— START Supplied material —

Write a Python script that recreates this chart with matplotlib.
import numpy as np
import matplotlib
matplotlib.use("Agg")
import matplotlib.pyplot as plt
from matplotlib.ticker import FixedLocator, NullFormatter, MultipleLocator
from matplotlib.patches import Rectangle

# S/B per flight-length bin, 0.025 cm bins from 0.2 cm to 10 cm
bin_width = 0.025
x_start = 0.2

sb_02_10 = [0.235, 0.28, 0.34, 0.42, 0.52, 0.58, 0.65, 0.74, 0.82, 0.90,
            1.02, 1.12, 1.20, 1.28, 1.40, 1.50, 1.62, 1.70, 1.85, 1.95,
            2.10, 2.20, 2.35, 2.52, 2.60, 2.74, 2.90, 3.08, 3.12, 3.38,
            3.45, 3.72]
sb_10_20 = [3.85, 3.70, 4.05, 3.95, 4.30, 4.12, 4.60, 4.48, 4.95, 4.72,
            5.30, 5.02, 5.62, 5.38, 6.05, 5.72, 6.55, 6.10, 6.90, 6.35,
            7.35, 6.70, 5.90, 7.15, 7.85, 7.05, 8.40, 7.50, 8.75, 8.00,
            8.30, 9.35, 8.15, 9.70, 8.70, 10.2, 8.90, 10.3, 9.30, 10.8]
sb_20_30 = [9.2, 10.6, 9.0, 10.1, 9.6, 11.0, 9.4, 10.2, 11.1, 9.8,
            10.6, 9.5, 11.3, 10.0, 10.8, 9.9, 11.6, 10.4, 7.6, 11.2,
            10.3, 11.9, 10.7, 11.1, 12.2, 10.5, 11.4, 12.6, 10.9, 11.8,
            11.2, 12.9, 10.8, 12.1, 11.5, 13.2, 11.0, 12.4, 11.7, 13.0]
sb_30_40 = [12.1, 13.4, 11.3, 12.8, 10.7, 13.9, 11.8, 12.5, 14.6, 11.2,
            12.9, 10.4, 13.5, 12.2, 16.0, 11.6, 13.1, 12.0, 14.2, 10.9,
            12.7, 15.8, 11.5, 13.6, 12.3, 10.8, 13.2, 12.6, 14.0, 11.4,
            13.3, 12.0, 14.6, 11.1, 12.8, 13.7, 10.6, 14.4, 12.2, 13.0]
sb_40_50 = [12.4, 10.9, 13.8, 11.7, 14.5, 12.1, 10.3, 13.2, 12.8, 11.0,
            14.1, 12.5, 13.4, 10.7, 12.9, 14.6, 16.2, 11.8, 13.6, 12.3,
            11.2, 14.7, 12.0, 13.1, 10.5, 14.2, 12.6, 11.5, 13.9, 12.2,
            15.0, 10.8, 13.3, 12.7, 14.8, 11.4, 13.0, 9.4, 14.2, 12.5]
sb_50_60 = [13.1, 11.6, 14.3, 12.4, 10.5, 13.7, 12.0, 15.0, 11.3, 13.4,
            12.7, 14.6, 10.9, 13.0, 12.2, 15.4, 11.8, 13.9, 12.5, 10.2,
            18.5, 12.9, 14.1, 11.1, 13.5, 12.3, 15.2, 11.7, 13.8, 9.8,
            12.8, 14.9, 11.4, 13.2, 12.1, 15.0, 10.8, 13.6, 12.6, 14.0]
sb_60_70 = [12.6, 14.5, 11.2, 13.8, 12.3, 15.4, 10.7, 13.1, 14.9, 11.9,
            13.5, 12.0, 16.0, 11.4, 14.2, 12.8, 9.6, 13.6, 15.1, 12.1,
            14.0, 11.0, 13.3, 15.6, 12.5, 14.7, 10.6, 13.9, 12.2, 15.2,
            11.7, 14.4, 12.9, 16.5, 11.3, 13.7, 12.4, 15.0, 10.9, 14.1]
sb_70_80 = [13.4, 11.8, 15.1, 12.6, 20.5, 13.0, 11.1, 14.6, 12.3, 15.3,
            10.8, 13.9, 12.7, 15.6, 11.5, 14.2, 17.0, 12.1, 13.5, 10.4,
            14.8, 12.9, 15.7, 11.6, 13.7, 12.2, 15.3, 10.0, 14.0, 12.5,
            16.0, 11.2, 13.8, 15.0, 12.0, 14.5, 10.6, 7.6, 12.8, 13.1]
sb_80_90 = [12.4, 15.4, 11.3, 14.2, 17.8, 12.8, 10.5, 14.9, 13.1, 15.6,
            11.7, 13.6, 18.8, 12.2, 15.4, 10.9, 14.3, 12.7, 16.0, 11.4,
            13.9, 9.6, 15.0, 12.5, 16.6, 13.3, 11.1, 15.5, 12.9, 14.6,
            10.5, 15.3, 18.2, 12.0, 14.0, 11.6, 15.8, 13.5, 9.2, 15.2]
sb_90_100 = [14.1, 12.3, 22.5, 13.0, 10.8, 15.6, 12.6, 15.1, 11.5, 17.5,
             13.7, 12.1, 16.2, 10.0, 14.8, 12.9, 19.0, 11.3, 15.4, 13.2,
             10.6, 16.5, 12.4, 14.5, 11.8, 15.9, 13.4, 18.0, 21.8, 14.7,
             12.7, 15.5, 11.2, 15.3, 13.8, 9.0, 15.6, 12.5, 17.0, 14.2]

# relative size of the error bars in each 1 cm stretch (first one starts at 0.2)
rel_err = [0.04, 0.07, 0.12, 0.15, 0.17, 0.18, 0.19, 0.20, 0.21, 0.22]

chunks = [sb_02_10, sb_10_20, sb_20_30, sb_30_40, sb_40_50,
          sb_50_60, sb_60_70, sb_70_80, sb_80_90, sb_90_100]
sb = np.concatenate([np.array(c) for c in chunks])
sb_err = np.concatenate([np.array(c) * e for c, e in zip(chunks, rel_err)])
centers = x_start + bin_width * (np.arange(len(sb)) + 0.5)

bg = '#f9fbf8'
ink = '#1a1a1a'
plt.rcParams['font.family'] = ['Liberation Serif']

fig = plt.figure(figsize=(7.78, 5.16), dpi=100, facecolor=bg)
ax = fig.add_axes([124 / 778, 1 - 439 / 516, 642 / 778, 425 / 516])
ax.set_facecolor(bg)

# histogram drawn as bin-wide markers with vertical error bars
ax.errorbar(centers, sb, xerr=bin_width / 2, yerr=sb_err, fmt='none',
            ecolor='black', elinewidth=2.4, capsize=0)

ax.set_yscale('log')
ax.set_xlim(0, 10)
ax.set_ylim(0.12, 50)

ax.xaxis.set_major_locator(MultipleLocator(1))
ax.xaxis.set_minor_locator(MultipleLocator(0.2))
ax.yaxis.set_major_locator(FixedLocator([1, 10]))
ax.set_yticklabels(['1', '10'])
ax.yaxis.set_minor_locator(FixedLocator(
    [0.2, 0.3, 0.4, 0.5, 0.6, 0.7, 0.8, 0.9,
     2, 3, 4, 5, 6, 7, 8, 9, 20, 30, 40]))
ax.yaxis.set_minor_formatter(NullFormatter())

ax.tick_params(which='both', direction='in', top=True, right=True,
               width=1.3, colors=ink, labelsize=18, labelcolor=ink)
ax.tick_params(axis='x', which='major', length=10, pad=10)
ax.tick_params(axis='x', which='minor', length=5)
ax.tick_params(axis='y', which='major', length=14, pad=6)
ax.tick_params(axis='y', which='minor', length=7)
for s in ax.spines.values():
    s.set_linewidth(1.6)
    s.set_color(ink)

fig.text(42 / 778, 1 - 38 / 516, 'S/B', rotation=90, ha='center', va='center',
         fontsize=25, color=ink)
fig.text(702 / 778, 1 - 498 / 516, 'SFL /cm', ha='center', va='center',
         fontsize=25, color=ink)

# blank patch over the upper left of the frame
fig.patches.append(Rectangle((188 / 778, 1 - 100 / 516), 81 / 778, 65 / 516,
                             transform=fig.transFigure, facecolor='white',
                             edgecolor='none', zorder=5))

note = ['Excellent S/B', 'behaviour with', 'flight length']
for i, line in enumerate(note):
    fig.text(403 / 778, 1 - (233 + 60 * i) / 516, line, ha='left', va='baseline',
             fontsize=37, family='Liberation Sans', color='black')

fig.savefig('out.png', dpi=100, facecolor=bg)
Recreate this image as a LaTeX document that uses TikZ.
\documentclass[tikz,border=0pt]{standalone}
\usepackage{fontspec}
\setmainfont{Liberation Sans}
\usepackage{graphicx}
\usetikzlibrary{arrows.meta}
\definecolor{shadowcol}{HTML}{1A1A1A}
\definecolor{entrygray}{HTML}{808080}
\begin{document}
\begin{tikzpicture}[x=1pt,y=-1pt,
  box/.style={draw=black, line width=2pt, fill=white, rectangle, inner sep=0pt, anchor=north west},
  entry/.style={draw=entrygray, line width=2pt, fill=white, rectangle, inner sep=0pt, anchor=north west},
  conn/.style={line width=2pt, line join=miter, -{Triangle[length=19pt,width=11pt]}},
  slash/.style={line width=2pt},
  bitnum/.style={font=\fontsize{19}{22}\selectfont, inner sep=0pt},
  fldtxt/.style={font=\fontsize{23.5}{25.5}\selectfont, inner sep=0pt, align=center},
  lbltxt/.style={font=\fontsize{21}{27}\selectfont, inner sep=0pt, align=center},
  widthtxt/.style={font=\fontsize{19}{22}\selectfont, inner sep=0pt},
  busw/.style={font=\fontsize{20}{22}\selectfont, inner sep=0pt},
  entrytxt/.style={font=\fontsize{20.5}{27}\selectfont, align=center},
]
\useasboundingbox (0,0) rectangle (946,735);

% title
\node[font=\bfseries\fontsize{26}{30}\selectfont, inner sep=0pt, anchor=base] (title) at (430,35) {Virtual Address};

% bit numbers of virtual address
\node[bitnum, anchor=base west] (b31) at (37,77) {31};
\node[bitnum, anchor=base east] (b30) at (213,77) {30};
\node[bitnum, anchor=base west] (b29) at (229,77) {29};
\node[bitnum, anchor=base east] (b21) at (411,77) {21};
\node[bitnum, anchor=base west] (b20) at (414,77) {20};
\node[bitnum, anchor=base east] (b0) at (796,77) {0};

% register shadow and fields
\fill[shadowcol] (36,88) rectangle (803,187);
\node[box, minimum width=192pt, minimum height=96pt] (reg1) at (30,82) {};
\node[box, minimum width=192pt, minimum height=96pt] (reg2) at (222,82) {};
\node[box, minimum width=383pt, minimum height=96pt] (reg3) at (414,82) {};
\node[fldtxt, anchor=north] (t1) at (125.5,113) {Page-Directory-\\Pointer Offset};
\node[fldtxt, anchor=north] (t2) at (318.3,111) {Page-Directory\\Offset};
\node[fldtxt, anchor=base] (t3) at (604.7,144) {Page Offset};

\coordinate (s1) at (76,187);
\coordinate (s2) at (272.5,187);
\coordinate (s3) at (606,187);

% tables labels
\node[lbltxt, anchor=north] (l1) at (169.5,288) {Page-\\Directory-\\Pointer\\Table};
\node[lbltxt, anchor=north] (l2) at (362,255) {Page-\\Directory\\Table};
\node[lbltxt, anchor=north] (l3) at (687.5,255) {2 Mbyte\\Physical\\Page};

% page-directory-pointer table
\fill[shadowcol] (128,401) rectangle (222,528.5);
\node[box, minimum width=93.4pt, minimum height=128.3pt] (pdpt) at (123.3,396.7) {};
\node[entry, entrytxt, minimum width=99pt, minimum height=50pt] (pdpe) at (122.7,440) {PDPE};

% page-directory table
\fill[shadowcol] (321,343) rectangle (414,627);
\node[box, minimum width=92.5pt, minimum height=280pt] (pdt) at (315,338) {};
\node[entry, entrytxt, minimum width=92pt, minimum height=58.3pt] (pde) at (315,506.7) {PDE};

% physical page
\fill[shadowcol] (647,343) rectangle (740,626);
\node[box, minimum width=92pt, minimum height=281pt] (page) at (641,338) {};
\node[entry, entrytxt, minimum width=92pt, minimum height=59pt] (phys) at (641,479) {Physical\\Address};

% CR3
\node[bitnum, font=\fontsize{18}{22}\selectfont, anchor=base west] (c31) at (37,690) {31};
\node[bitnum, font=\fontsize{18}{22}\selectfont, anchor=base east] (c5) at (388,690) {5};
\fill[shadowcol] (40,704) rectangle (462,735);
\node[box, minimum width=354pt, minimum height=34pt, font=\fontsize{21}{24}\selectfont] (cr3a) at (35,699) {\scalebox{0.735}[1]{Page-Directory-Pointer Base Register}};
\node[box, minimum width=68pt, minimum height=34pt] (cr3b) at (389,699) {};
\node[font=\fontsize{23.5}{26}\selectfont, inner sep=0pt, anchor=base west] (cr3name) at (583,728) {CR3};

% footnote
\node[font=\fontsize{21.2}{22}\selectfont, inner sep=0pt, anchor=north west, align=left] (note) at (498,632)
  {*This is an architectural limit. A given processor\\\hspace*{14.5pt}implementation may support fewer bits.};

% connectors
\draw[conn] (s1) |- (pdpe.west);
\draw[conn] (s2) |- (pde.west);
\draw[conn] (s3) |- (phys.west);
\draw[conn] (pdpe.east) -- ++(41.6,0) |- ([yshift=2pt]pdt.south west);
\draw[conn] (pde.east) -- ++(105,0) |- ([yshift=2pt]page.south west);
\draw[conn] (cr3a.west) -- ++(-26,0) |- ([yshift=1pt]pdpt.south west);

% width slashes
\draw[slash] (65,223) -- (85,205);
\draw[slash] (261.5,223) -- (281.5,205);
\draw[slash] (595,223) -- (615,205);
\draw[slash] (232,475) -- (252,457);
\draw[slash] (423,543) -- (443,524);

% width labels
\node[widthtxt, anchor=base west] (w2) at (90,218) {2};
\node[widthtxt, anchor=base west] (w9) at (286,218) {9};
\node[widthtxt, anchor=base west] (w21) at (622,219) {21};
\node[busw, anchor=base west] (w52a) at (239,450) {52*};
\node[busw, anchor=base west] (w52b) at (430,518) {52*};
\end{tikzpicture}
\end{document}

— END Supplied material —

## Instructions to follow
Retype verbatim the lines that run from the line containing "Recreate this image" to the line containing "inner sep=0pt, anchor=base]", both inclusive, and no others.

## Solved problem
Recreate this image as a LaTeX document that uses TikZ.
\documentclass[tikz,border=0pt]{standalone}
\usepackage{fontspec}
\setmainfont{Liberation Sans}
\usepackage{graphicx}
\usetikzlibrary{arrows.meta}
\definecolor{shadowcol}{HTML}{1A1A1A}
\definecolor{entrygray}{HTML}{808080}
\begin{document}
\begin{tikzpicture}[x=1pt,y=-1pt,
  box/.style={draw=black, line width=2pt, fill=white, rectangle, inner sep=0pt, anchor=north west},
  entry/.style={draw=entrygray, line width=2pt, fill=white, rectangle, inner sep=0pt, anchor=north west},
  conn/.style={line width=2pt, line join=miter, -{Triangle[length=19pt,width=11pt]}},
  slash/.style={line width=2pt},
  bitnum/.style={font=\fontsize{19}{22}\selectfont, inner sep=0pt},
  fldtxt/.style={font=\fontsize{23.5}{25.5}\selectfont, inner sep=0pt, align=center},
  lbltxt/.style={font=\fontsize{21}{27}\selectfont, inner sep=0pt, align=center},
  widthtxt/.style={font=\fontsize{19}{22}\selectfont, inner sep=0pt},
  busw/.style={font=\fontsize{20}{22}\selectfont, inner sep=0pt},
  entrytxt/.style={font=\fontsize{20.5}{27}\selectfont, align=center},
]
\useasboundingbox (0,0) rectangle (946,735);

% title
\node[font=\bfseries\fontsize{26}{30}\selectfont, inner sep=0pt, anchor=base] (title) at (430,35) {Virtual Address};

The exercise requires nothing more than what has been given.